--- Aim of the task ---
Read the entries below and pull out each line with the string "this".

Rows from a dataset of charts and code

┏━━

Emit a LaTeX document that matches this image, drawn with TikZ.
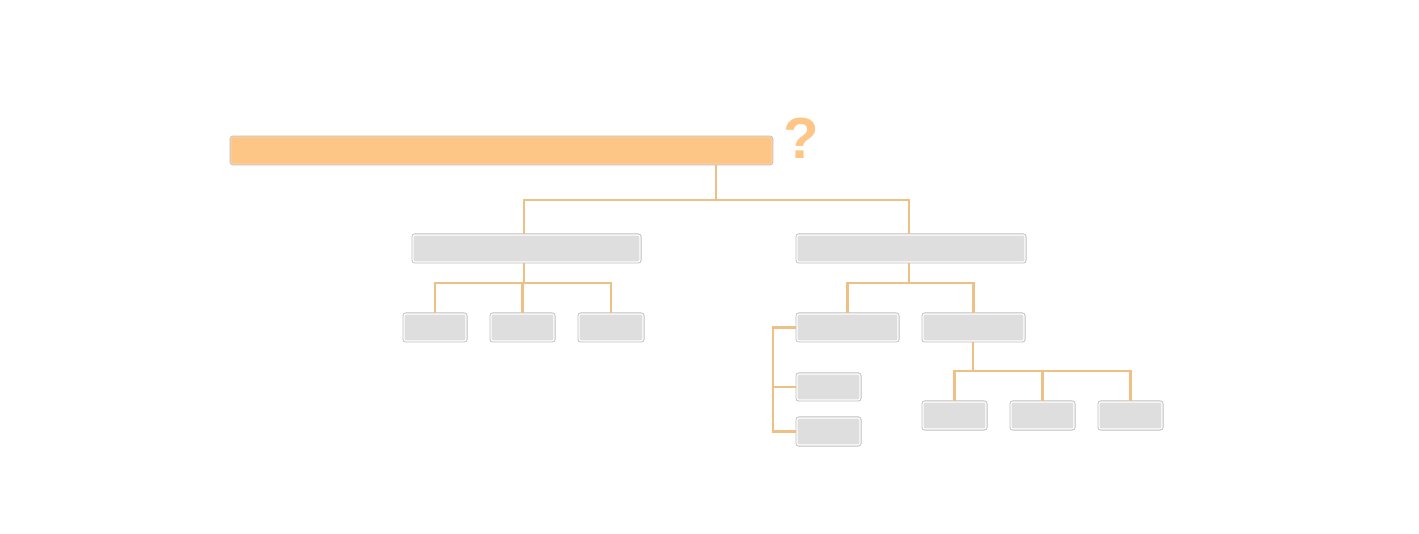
\documentclass[tikz,border=0pt]{standalone}
\usepackage{fontspec}
\setmainfont{Liberation Sans}
\begin{document}
\begin{tikzpicture}[x=1pt,y=-1pt,
  box/.style={fill=boxgray, draw=white, line width=1.2pt, rounded corners=2pt, inner sep=0pt,
    preaction={draw=boxedge, line width=3pt}},
  topbar/.style={fill=barorange, draw=barorange!80!white, line width=1.2pt, rounded corners=2pt, inner sep=0pt,
    preaction={draw=boxedge, line width=2.6pt}},
  link/.style={draw=linkorange, line width=2.5pt},
  qmark/.style={text=barorange, font=\fontsize{58}{58}\selectfont\bfseries, inner sep=0pt}]
\definecolor{boxgray}{HTML}{DEDEDE}
\definecolor{boxedge}{HTML}{BDBDBD}
\definecolor{barorange}{HTML}{FDC586}
\definecolor{linkorange}{HTML}{EFC085}
\useasboundingbox (0,0) rectangle (1419,534);
% connectors first (behind boxes)
\coordinate (j0) at (716,200);
\coordinate (j1) at (524,283);
\coordinate (j2) at (909,283);
\coordinate (j3) at (973,371);
\coordinate (bx) at (773,0);
% boxes
\node[topbar, minimum width=541pt, minimum height=27pt] (root) at (501.5,150.5) {};
\node[qmark] (q) at (801,138) {?};
\node[box, minimum width=227pt, minimum height=27pt] (L1) at (526.5,248.5) {};
\node[box, minimum width=228pt, minimum height=27pt] (R1) at (911,248.5) {};
\node[box, minimum width=62pt, minimum height=27pt] (la) at (435,327.5) {};
\node[box, minimum width=63pt, minimum height=27pt] (lb) at (522.5,327.5) {};
\node[box, minimum width=64pt, minimum height=27pt] (lc) at (611,327.5) {};
\node[box, minimum width=101pt, minimum height=27pt] (ra) at (847.5,327.5) {};
\node[box, minimum width=101pt, minimum height=27pt] (rb) at (973.5,327.5) {};
\node[box, minimum width=63pt, minimum height=26pt] (c1) at (828.5,387) {};
\node[box, minimum width=63pt, minimum height=27pt] (c2) at (828.5,431.5) {};
\node[box, minimum width=63pt, minimum height=27pt] (d1) at (954.5,415.5) {};
\node[box, minimum width=63pt, minimum height=27pt] (d2) at (1042.5,415.5) {};
\node[box, minimum width=63pt, minimum height=27pt] (d3) at (1130.5,415.5) {};
% connectors
\draw[link] (root.south -| j0) -- (j0);
\draw[link] (L1.north -| j1) |- (j0) -| (R1.north -| j2);
\draw[link] (L1.south -| j1) -- (j1);
\draw[link] (la.north) |- (j1) -| (lc.north);
\draw[link] (j1 -| lb.north) -- (lb.north);
\draw[link] (R1.south -| j2) -- (j2);
\draw[link] (ra.north) |- (j2) -| (rb.north);
\draw[link] (rb.south -| j3) -- (j3);
\draw[link] (d1.north) |- (j3) -| (d3.north);
\draw[link] (j3 -| d2.north) -- (d2.north);
\draw[link] (ra.west) -- (ra.west -| bx) -- (c2.west -| bx) -- (c2.west);
\draw[link] (c1.west -| bx) -- (c1.west);
\end{tikzpicture}
\end{document}
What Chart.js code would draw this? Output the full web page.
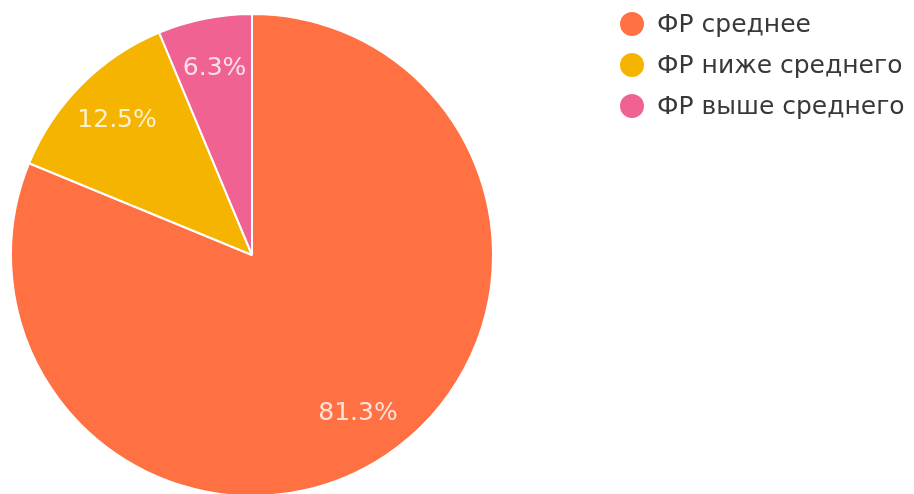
<!DOCTYPE html>
<html>
<head>
<meta charset="utf-8">
<script src="https://cdn.jsdelivr.net/npm/chart.js@4.4.1/dist/chart.umd.min.js"></script>
<style>
  html, body { margin: 0; padding: 0; background: #fff; overflow: hidden; }
  #wrap { position: relative; width: 914px; height: 497px; }
  #legend { position: absolute; left: 620px; top: 3px; font-family: "DejaVu Sans", sans-serif; font-size: 25px; color: #383838; }
  .item { display: flex; align-items: center; height: 41px; margin: 0; }
  .dot { width: 24px; height: 24px; border-radius: 50%; margin-right: 13px; flex: none; }
</style>
</head>
<body>
<div id="wrap">
  <canvas id="c"></canvas>
  <div id="legend"></div>
</div>
<script>
const categories = ["ФР среднее", "ФР ниже среднего", "ФР выше среднего"];
const values = [81.3, 12.5, 6.3];
const colors = ["#FF7043", "#F4B400", "#F06292"];

const legendEl = document.getElementById('legend');
categories.forEach((c, i) => {
  const it = document.createElement('div');
  it.className = 'item';
  const d = document.createElement('span');
  d.className = 'dot';
  d.style.background = colors[i];
  const t = document.createElement('span');
  t.textContent = c;
  it.appendChild(d); it.appendChild(t);
  legendEl.appendChild(it);
});

const sliceLabels = {
  id: 'sliceLabels',
  afterDatasetsDraw(chart) {
    const ctx = chart.ctx;
    const meta = chart.getDatasetMeta(0);
    ctx.save();
    ctx.font = '25px "DejaVu Sans", sans-serif';
    ctx.fillStyle = 'rgba(255,255,255,0.8)';
    ctx.textAlign = 'center';
    ctx.textBaseline = 'middle';
    meta.data.forEach((arc, i) => {
      const p = arc.getProps(['x', 'y', 'startAngle', 'endAngle', 'outerRadius'], true);
      const mid = (p.startAngle + p.endAngle) / 2;
      const r = p.outerRadius * 0.79;
      ctx.fillText(values[i].toFixed(1) + '%', p.x + Math.cos(mid) * r, p.y + Math.sin(mid) * r);
    });
    ctx.restore();
  }
};

new Chart(document.getElementById('c'), {
  type: 'pie',
  data: {
    labels: categories,
    datasets: [{
      data: values,
      backgroundColor: colors,
      borderColor: '#ffffff',
      borderWidth: 2
    }]
  },
  options: {
    responsive: true,
    maintainAspectRatio: false,
    animation: false,
    layout: { padding: { left: 0, right: 410, top: 13, bottom: 0 } },
    plugins: {
      legend: { display: false },
      tooltip: { enabled: false }
    }
  },
  plugins: [sliceLabels]
});
</script>
</body>
</html>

┗━━

--- Worked answer ---
Emit a LaTeX document that matches this image, drawn with TikZ.
What Chart.js code would draw this? Output the full web page.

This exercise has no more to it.